I'm sure you've read Esther Perel's "Mating in Captivity." She's the expert on the domestic versus the passionate and how when you are domestic with someone and somewhat enmeshed, there's some dependency there, which is a tendency of all long marriages; it becomes psychologically less and less easy to introduce risk, passion, uncertainty or your wilder side into that relationship. You have to create a little distance to ignite erotic energy. That's the best way I can explain it. Once the marriage opened up and we started having other lovers, our sex did change a little. It did go into the more passionate direction, at least at first. If you take away all that certainty and stability and introduce a little bit of risk and unknowingness you're able to see your partner in a new light again.

Did you learn anything from your time with those men about how people can bring that energy and excitement into their marriages? You touched on the importance of distance, but was there anything else?

I think I did. One thing I learned that could have helped my marriage was just becoming more independent in general, just becoming more emotionally independent. The less you depend on someone, the more you can want and desire them, instead of needing them.

Also, if I were more in touch with my own purpose, my own mission in life, what I was really deeply committed to, which for me is writing, I think I would have found some passion there and wouldn't have expected my poor husband to provide all of that for me. Passion is not only something that happens within a couple or a marriage but within a person. If you want passion, you have to find passion for living. The more passion and purpose I have for my own vocation and path in life, the less I expect someone to provide that for me.

I was telling you about this feeling of wanting to experience this deep womanhood. I really felt like I was on this mission to find my own feminine energy. I don't mean girly, pink, giggles and blond highlights. I mean deep, fierce, primal feminine energy. The shit the patriarchy was invented to stomp on. That is what I really was searching for, and sex is a very primal and powerful way to get in touch with that. I believe there's a lot more power for women in sex than we have been led to believe and maybe even have been willing to take and claim. So I was looking for this connection with my own feminine. The way I put it in the book was that the more maleness I had, the more female I could be. So I sought out a lot of macho male behaviors in men, but it wasn't so I could worship macho-ness or male-ness at all, it was so I could find in response to that the opposite, my femaleness.

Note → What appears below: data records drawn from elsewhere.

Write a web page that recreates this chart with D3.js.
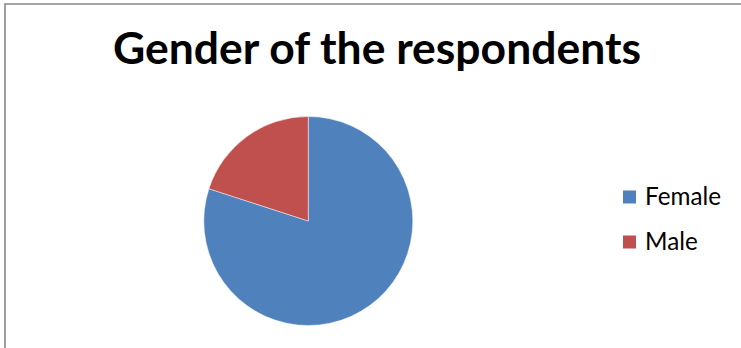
<!DOCTYPE html>
<html><head><meta charset="utf-8">
<script src="https://cdn.jsdelivr.net/npm/d3@7"></script>
<style>html,body{margin:0;padding:0;background:#fff;overflow:hidden}</style>
</head><body>
<script>
const title = "Gender of the respondents";
const categories = ["Female", "Male"];
const values = [80, 20];
const colors = ["#4F81BD", "#C0504D"];

const W = 741, H = 348;
const svg = d3.select("body").append("svg").attr("width", W).attr("height", H);
svg.append("rect").attr("x", 0).attr("y", 0).attr("width", W).attr("height", H).attr("fill", "#fff");
svg.append("path").attr("d", `M5,${H+5}V4H${W+5}`).attr("fill", "none").attr("stroke", "#888").attr("stroke-width", 1.6);

// title
const t = svg.append("text").text(title)
  .attr("x", 377).attr("y", 64).attr("text-anchor", "middle")
  .attr("font-family", "Lato, 'Open Sans', sans-serif").attr("font-weight", "bold")
  .attr("font-size", 36).attr("fill", "#000");
const tw = t.node().getComputedTextLength();
t.attr("font-size", 36 * 528 / tw);

// pie
const cx = 308.3, cy = 221, r = 104.5;
const pie = d3.pie().sort(null).value(d => d)(values);
const arc = d3.arc().innerRadius(0).outerRadius(r);
svg.append("g").attr("transform", `translate(${cx},${cy})`)
  .selectAll("path").data(pie).join("path")
  .attr("d", arc).attr("fill", (d, i) => colors[i])
  .attr("stroke", "#fff").attr("stroke-width", 0.8).attr("stroke-opacity", 0.6);

// legend
const lg = svg.append("g");
const rowY = [197, 242];
categories.forEach((c, i) => {
  lg.append("rect").attr("x", 623).attr("y", rowY[i] - 6.5).attr("width", 13).attr("height", 13).attr("fill", colors[i]);
  const lt = lg.append("text").text(c).attr("x", 645).attr("y", rowY[i] + 8)
    .attr("font-family", "Lato, 'Open Sans', sans-serif").attr("font-size", 24).attr("fill", "#000");
  if (i === 0) { const w = lt.node().getComputedTextLength(); lt.attr("font-size", 24 * 76 / w); }
  else lt.attr("font-size", lg.select("text").attr("font-size"));
});
</script>
</body></html>
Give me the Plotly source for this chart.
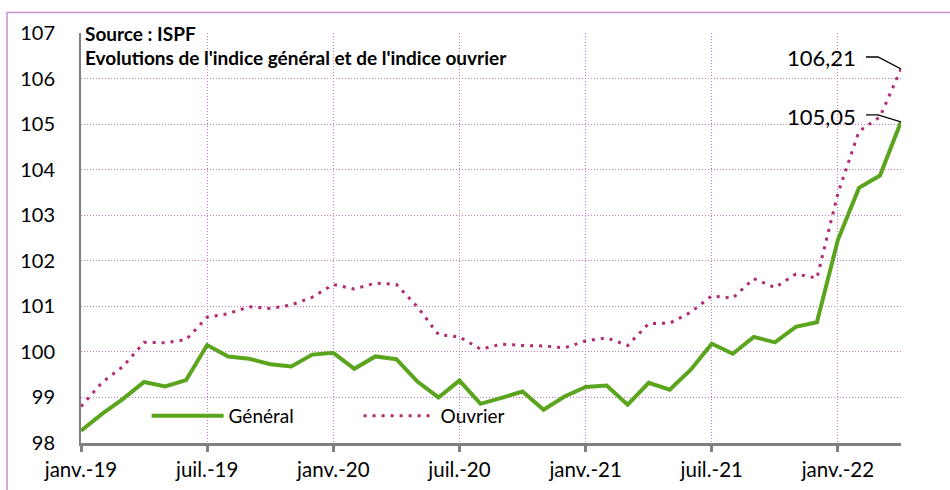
import plotly.graph_objects as go

mois = ["janv.", "févr.", "mars", "avr.", "mai", "juin",
        "juil.", "août", "sept.", "oct.", "nov.", "déc."]
categories = [f"{m}-{a}" for a in ["19", "20", "21", "22"] for m in mois][:40]

general = [98.27, 98.64, 98.97, 99.34, 99.24, 99.38, 100.15, 99.90, 99.85, 99.73,
           99.68, 99.94, 99.98, 99.63, 99.90, 99.84, 99.35, 99.00, 99.37, 98.86,
           98.99, 99.13, 98.73, 99.02, 99.23, 99.26, 98.84, 99.32, 99.17, 99.61,
           100.18, 99.96, 100.33, 100.21, 100.55, 100.65, 102.46, 103.60, 103.87, 105.05]
ouvrier = [98.80, 99.33, 99.68, 100.21, 100.20, 100.27, 100.76, 100.84, 100.99, 100.95,
           101.03, 101.20, 101.48, 101.38, 101.51, 101.48, 100.99, 100.38, 100.33, 100.06,
           100.17, 100.14, 100.13, 100.09, 100.24, 100.31, 100.14, 100.62, 100.63, 100.87,
           101.23, 101.18, 101.61, 101.41, 101.71, 101.62, 103.48, 104.84, 105.16, 106.21]

tick_labels = ["janv.-19", "juil.-19", "janv.-20", "juil.-20",
               "janv.-21", "juil.-21", "janv.-22"]
y_ticks = [98, 99, 100, 101, 102, 103, 104, 105, 106, 107]

FONT = "Lato, 'Open Sans', sans-serif"
GREEN = "#5BA51E"
PINK = "#B22A72"
GRID = "#C777C9"

fig = go.Figure()
fig.add_trace(go.Scatter(x=categories, y=general, name="Général", mode="lines",
                         line=dict(color=GREEN, width=4)))
fig.add_trace(go.Scatter(x=categories, y=ouvrier, name="Ouvrier", mode="lines",
                         line=dict(color=PINK, width=3, dash="3px,6px")))

last = categories[-1]


def fmt(v):
    return f"{v:.2f}".replace(".", ",")


for val, tshift, lshift in [(ouvrier[-1], 11, 12), (general[-1], 5, 7)]:
    fig.add_annotation(x=last, y=val, xref="x", yref="y", text=fmt(val),
                       showarrow=False, xanchor="right", yanchor="middle",
                       xshift=-43, yshift=tshift,
                       font=dict(family=FONT, size=22, color="black"))
    fig.add_shape(type="path", xref="x", yref="y", xsizemode="pixel", ysizemode="pixel",
                  xanchor=last, yanchor=val,
                  path=f"M-35,{lshift} L-23,{lshift} L0,0",
                  line=dict(color="black", width=1.3))

fig.add_annotation(x=0.003, y=0.999, xref="paper", yref="paper", xanchor="left",
                   yanchor="middle", showarrow=False, text="<b>Source : ISPF</b>",
                   font=dict(family=FONT, size=19, color="black"))
fig.add_annotation(x=0.003, y=0.941, xref="paper", yref="paper", xanchor="left",
                   yanchor="middle", showarrow=False,
                   text="<b>Evolutions de l'indice général et de l'indice ouvrier</b>",
                   font=dict(family=FONT, size=19, color="black"))

# outer frame
fig.add_shape(type="rect", xref="paper", yref="paper",
              x0=-0.0902, x1=1.08, y0=-0.2, y1=1.0500,
              line=dict(color="#C98FCB", width=1.5), layer="below")

fig.update_layout(
    width=950, height=490,
    margin=dict(l=81, r=49, t=33, b=47, autoexpand=False),
    paper_bgcolor="white", plot_bgcolor="white",
    font=dict(family=FONT, size=20, color="black"),
    showlegend=True,
    legend=dict(orientation="h", x=0.08, y=0.066, xanchor="left", yanchor="middle",
                bgcolor="rgba(0,0,0,0)", font=dict(family=FONT, size=19),
                itemwidth=72, entrywidth=125, tracegroupgap=0),
    xaxis=dict(type="category", range=[0, len(categories) - 1], automargin=False,
               tickmode="array", tickvals=[categories[i] for i in range(0, 37, 6)],
               ticktext=tick_labels,
               showline=True, linecolor="#808080", linewidth=2.5,
               ticks="outside", ticklen=6, tickwidth=2.5, tickcolor="#808080",
               showgrid=True, gridcolor=GRID, gridwidth=1, griddash="1px,2px",
               zeroline=False, ticklabelstandoff=1,
               tickfont=dict(family=FONT, size=20.5)),
    yaxis=dict(range=[98, 107], tickmode="array", tickvals=y_ticks, automargin=False,
               showline=True, linecolor="#808080", linewidth=2,
               ticks="", showgrid=True, gridcolor=GRID, gridwidth=1,
               griddash="1px,2px", zeroline=False, ticklabelstandoff=20,
               tickfont=dict(family=FONT, size=20)),
)

fig.write_html("out.html", config={"displayModeBar": False},
               post_script="document.body.style.margin='0';")
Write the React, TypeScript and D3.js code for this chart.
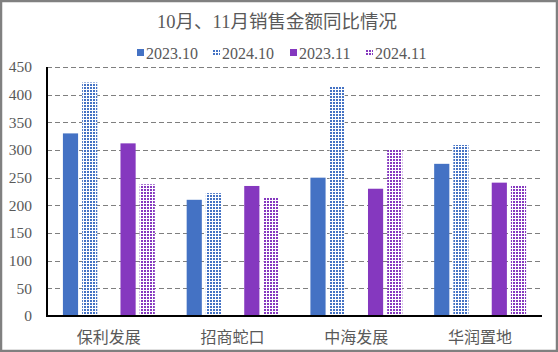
import React, { useRef, useEffect } from "react";
import * as d3 from "d3";

const companies = ["保利发展", "招商蛇口", "中海发展", "华润置地"];
const seriesNames = ["2023.10", "2024.10", "2023.11", "2024.11"];
const sales2023Oct = [330, 210, 250, 275];
const sales2024Oct = [422, 222, 415, 309];
const sales2023Nov = [312, 235, 230, 241];
const sales2024Nov = [238, 215, 300, 235];
const yTicks = [0, 50, 100, 150, 200, 250, 300, 350, 400, 450];

const blue = "#4472C4";
const purple = "#8538BF";
const serif = "'Liberation Serif', 'Noto Sans CJK SC', serif";

const App = () => {
  const svgRef = useRef(null);

  useEffect(() => {
    const width = 558;
    const height = 352;
    const margin = { top: 67, right: 16, bottom: 36, left: 47 };

    const svg = d3.select(svgRef.current);
    svg.selectAll("*").remove();
    svg.attr("width", width).attr("height", height);

    // patterns for the 2024 series
    const defs = svg.append("defs");
    const makePattern = (id, color) => {
      const p = defs
        .append("pattern")
        .attr("id", id)
        .attr("patternUnits", "userSpaceOnUse")
        .attr("width", 3)
        .attr("height", 3);
      p.append("rect").attr("width", 3).attr("height", 3).attr("fill", "#fff");
      p.append("rect").attr("width", 2).attr("height", 2).attr("fill", color);
    };
    makePattern("pBlue", blue);
    makePattern("pPurple", purple);

    svg.append("rect").attr("width", width).attr("height", height).attr("fill", "#fff");
    svg
      .append("rect")
      .attr("x", 1)
      .attr("y", 1)
      .attr("width", width - 2)
      .attr("height", height - 2)
      .attr("fill", "none")
      .attr("stroke", "#808080")
      .attr("stroke-width", 2.5);

    const x0 = d3
      .scaleBand()
      .domain(companies)
      .range([margin.left, width - margin.right])
      .padding(0);

    // five slots per company, middle one left empty
    const slots = ["2023.10", "2024.10", "gap", "2023.11", "2024.11"];
    const x1 = d3
      .scaleBand()
      .domain(slots)
      .range([14, x0.bandwidth() - 14])
      .paddingInner(0.21)
      .paddingOuter(0.1);

    const y = d3
      .scaleLinear()
      .domain([0, 450])
      .range([height - margin.bottom, margin.top]);

    // gridlines
    svg
      .append("g")
      .selectAll("line")
      .data(yTicks.filter((t) => t > 0))
      .enter()
      .append("line")
      .attr("x1", margin.left)
      .attr("x2", width - margin.right)
      .attr("y1", (d) => Math.round(y(d)) + 0.5)
      .attr("y2", (d) => Math.round(y(d)) + 0.5)
      .attr("stroke", "#7f7f7f")
      .attr("stroke-width", 1)
      .attr("stroke-dasharray", "5,3");

    // tick labels
    svg
      .append("g")
      .selectAll("text")
      .data(yTicks)
      .enter()
      .append("text")
      .attr("x", 32)
      .attr("y", (d) => y(d))
      .attr("dy", "0.35em")
      .attr("text-anchor", "end")
      .attr("font-family", serif)
      .attr("font-size", 15.5)
      .attr("fill", "#595959")
      .text((d) => d);

    const series = [
      { name: seriesNames[0], values: sales2023Oct, fill: blue },
      { name: seriesNames[1], values: sales2024Oct, fill: "url(#pBlue)" },
      { name: seriesNames[2], values: sales2023Nov, fill: purple },
      { name: seriesNames[3], values: sales2024Nov, fill: "url(#pPurple)" },
    ];

    const bars = [];
    series.forEach((s) => {
      s.values.forEach((v, i) => bars.push({ company: companies[i], name: s.name, value: v, fill: s.fill }));
    });

    svg
      .append("g")
      .selectAll("rect")
      .data(bars)
      .enter()
      .append("rect")
      .attr("x", (d) => x0(d.company) + x1(d.name))
      .attr("y", (d) => y(d.value))
      .attr("width", x1.bandwidth())
      .attr("height", (d) => y(0) - y(d.value))
      .attr("fill", (d) => d.fill);

    // axes
    svg
      .append("line")
      .attr("x1", margin.left)
      .attr("x2", margin.left)
      .attr("y1", margin.top)
      .attr("y2", y(0) + 1)
      .attr("stroke", "#000")
      .attr("stroke-width", 2);
    svg
      .append("line")
      .attr("x1", margin.left - 1)
      .attr("x2", width - margin.right)
      .attr("y1", y(0))
      .attr("y2", y(0))
      .attr("stroke", "#000")
      .attr("stroke-width", 2);

    // category labels
    svg
      .append("g")
      .selectAll("text")
      .data(companies)
      .enter()
      .append("text")
      .attr("x", (d) => x0(d) + x0.bandwidth() / 2)
      .attr("y", 337)
      .attr("dy", "0.35em")
      .attr("text-anchor", "middle")
      .attr("font-family", serif)
      .attr("font-size", 16)
      .attr("fill", "#595959")
      .text((d) => d);

    // title
    svg
      .append("text")
      .attr("x", 277)
      .attr("y", 22)
      .attr("dy", "0.35em")
      .attr("text-anchor", "middle")
      .attr("font-family", serif)
      .attr("font-size", 18.5)
      .attr("fill", "#595959")
      .text("10月、11月销售金额同比情况");

    // legend
    const legendX = [137, 213, 290, 366];
    const legend = svg
      .append("g")
      .selectAll("g")
      .data(series)
      .enter()
      .append("g")
      .attr("transform", (d, i) => `translate(${legendX[i]}, 53)`);
    legend
      .append("rect")
      .attr("x", 0)
      .attr("y", -4)
      .attr("width", 7)
      .attr("height", 7)
      .attr("fill", (d) => d.fill);
    legend
      .append("text")
      .attr("x", 9)
      .attr("y", 0)
      .attr("dy", "0.35em")
      .attr("font-family", serif)
      .attr("font-size", 16)
      .attr("fill", "#595959")
      .text((d) => d.name);
  }, []);

  return (
    <div style={{ position: "absolute", left: 0, top: 0 }}>
      <svg ref={svgRef} style={{ display: "block" }}></svg>
    </div>
  );
};

export default App;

What I found is that I didn't necessarily have to go through men to get that. I also thought a baby would be a route to that, because of course that's such a deep, primal, feminine experience to birth and nurse and care for a baby. I found that in community with other women. I stumbled onto a women's circle in San Francisco and the practices we did there, they were these embodiment practices specifically aimed at syncing into our own feminine energy -- they're not woo-woo at all, they're pretty basic -- those practices put me in direct access to this connected, fierce, purposeful, wonderful, loving feminine energy, which is the way you feel when you're in love with a man or maybe your baby, but we would just feel it together as women in a room. It changed my life.

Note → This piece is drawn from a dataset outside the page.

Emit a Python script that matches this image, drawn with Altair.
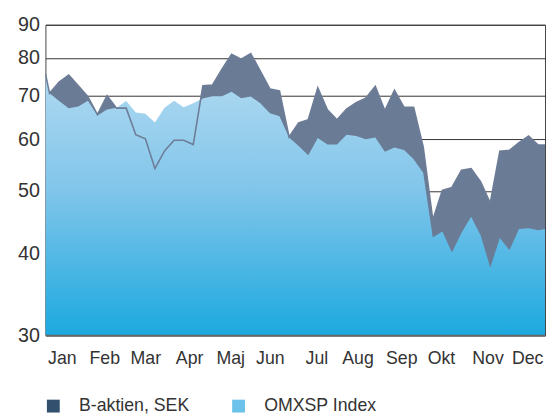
import altair as alt
import pandas as pd

# day of year of each weekly observation
days = [0, 3, 10, 17, 24, 31, 38, 45, 52, 59, 66, 73, 80, 87, 94, 101, 108, 115,
        122, 129, 136, 143, 150, 157, 164, 171, 178, 185, 192, 199, 206, 213, 220,
        227, 234, 241, 248, 255, 262, 269, 276, 283, 290, 297, 304, 311, 318, 325,
        332, 339, 346, 353, 360, 365]

b_aktien = [75.7, 70.6, 73.5, 75.3, 72.5, 69.8, 65.5, 70.0, 67.0, 67.0, 61.0, 60.1,
            54.1, 57.6, 59.8, 59.8, 58.9, 72.5, 72.7, 76.9, 81.1, 79.7, 81.3, 76.4,
            71.7, 71.2, 60.5, 63.6, 64.3, 72.0, 66.6, 64.3, 66.8, 68.3, 69.4, 72.4,
            66.4, 71.4, 67.2, 67.2, 58.4, 45.1, 50.1, 50.6, 53.8, 54.1, 51.6, 47.9,
            57.5, 57.7, 59.3, 60.7, 58.8, 58.8]

omxsp = [75.6, 70.6, 68.7, 67.0, 67.4, 68.8, 65.3, 66.7, 67.1, 68.7, 66.0, 65.7,
         63.7, 67.1, 68.8, 67.2, 68.2, 69.3, 69.9, 69.9, 71.0, 69.4, 69.8, 68.2,
         65.8, 65.1, 60.4, 58.6, 56.7, 60.3, 58.9, 58.9, 61.0, 60.7, 60.0, 60.4,
         57.4, 58.3, 57.8, 55.9, 53.3, 42.4, 43.3, 40.2, 43.1, 45.6, 42.7, 38.1,
         42.3, 40.5, 43.7, 43.8, 43.5, 43.7]

months = ["Jan", "Feb", "Mar", "Apr", "Maj", "Jun", "Jul", "Aug", "Sep", "Okt", "Nov", "Dec"]
month_label_days = [12, 43, 73, 105, 135, 164, 198, 228, 260, 289, 323, 352]
y_ticks = [30, 40, 50, 60, 70, 80, 90]
series_names = ["B-aktien, SEK", "OMXSP Index"]

df_b = pd.DataFrame({"day": days, "value": b_aktien})
df_o = pd.DataFrame({"day": days, "value": omxsp})
df_leg = pd.DataFrame({"series": series_names})

month_arr = "[" + ",".join("'%s'" % m for m in months) + "]"

x_enc = alt.X(
    "day:Q",
    scale=alt.Scale(domain=[0, 365], nice=False, zero=False),
    axis=alt.Axis(
        values=month_label_days,
        labelExpr=month_arr + "[floor(datum.value / 30.42)]",
        ticks=False, grid=False, title=None,
        domainColor="#666666", domainWidth=2,
        labelFontSize=18, labelPadding=15, labelColor="#333333",
        labelOverlap=False, labelBound=False,
        zindex=1,
    ),
)
y_enc = alt.Y(
    "value:Q",
    scale=alt.Scale(type="log", domain=[30, 90], nice=False),
    axis=alt.Axis(
        values=y_ticks, grid=True, gridColor="#333333", gridWidth=1,
        ticks=False, domain=False, title=None,
        labelFontSize=20, labelPadding=6, labelColor="#333333",
        format="d",
    ),
)

dark_area = alt.Chart(df_b).mark_area(color="#6a7b96", clip=True).encode(
    x=x_enc, y=y_enc, y2=alt.datum(30)
)

grad = alt.Gradient(
    gradient="linear",
    stops=[
        alt.GradientStop(color="#afd9f0", offset=0),
        alt.GradientStop(color="#80c5ea", offset=0.45),
        alt.GradientStop(color="#1ca9df", offset=1),
    ],
    x1=0, x2=0, y1=0, y2=1,
)
light_area = alt.Chart(df_o).mark_area(fill=grad, clip=True).encode(
    x=x_enc, y=y_enc, y2=alt.datum(30)
)

dark_line = alt.Chart(df_b).mark_line(color="#6e7d97", strokeWidth=1.6, clip=True).encode(
    x=x_enc, y=y_enc
)

legend_layer = alt.Chart(df_leg).mark_square(opacity=0).encode(
    color=alt.Color(
        "series:N",
        scale=alt.Scale(domain=series_names, range=["#33506f", "#6cc2ea"]),
        legend=alt.Legend(
            orient="none", legendX=-1, legendY=378, direction="horizontal",
            title=None, symbolType="square", symbolSize=170, symbolOpacity=1,
            symbolStrokeWidth=0, labelFontSize=18, labelOffset=17,
            columnPadding=40, labelColor="#333333",
        ),
    )
)

chart = alt.layer(dark_area, light_area, dark_line, legend_layer).properties(
    width=507, height=315,
    autosize="none",
    padding={"left": 38, "top": 14, "right": 1, "bottom": 77},
).configure(font="Liberation Sans").configure_view(stroke="#444444", strokeWidth=1)

chart.save("out.html", embed_options={"renderer": "svg", "actions": False})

If you're married and want to stay married and don't want to introduce a lot of drama in your life like I did, find your purpose, seek out other women and try to get in touch with your deep feminine energy. You don't necessarily have to upend your life.

You end up divorcing your husband in the end. Would that have happened without the year of oats-sowing?

It's a little hard to say. I think there would have been some infidelity. I don't think I would have had it in me to do that for very long. It would have created a crisis in the marriage, which is what I believe midlife infidelity is exactly meant to do, bring things to a head so you have to deal with them. Whether we would have gotten over that, I'm not sure.

You mention at the beginning of the book that it might be a bit of a manifesto. What is the intended call to arms?

It had to do with listening to your body. That doesn't necessarily mean go out and have a bunch of sex with strange men. That's what my body wanted to do. Your body might want to be celibate. Your body might want to divorce your husband or marry the guy you've been with and give him an ultimatum or your body might be sick of men and want to become a lesbian. Your body might want another kid or it might want to get its tubes tied. It might want to move to another city. I don't want to tell women what to do, I want them to do what they want to do. I want to live in a world where women are in touch with the fierce, unafraid, feminine core of themselves and where they talk about what it's like in their bodies, what it's like in their skin, truthfully, without fear of judgment from wherever -- from other men, from other women, from patriarchs, from feminists. I'm a die-hard feminist, but I don't even want the feminist in me to silence this more primal energy that I'm talking about.

I especially want to see women being the ones telling the stories about sex. I want us to talk about sex. I was just reading your interview with Emily Nagoski, who wrote "Come as You Are," and I saw her say that with a lot of other behaviors we get to see what other people are doing and the talk is much more open and trustworthy, but sex is so hidden. Sex is hidden, except it's not hidden in pornography and the male directors in Hollywood don't hide it and the advertisers don't hide it, but I want women talking about it. I want them to do whatever they want with their bodies and I want them to tell the truth about it.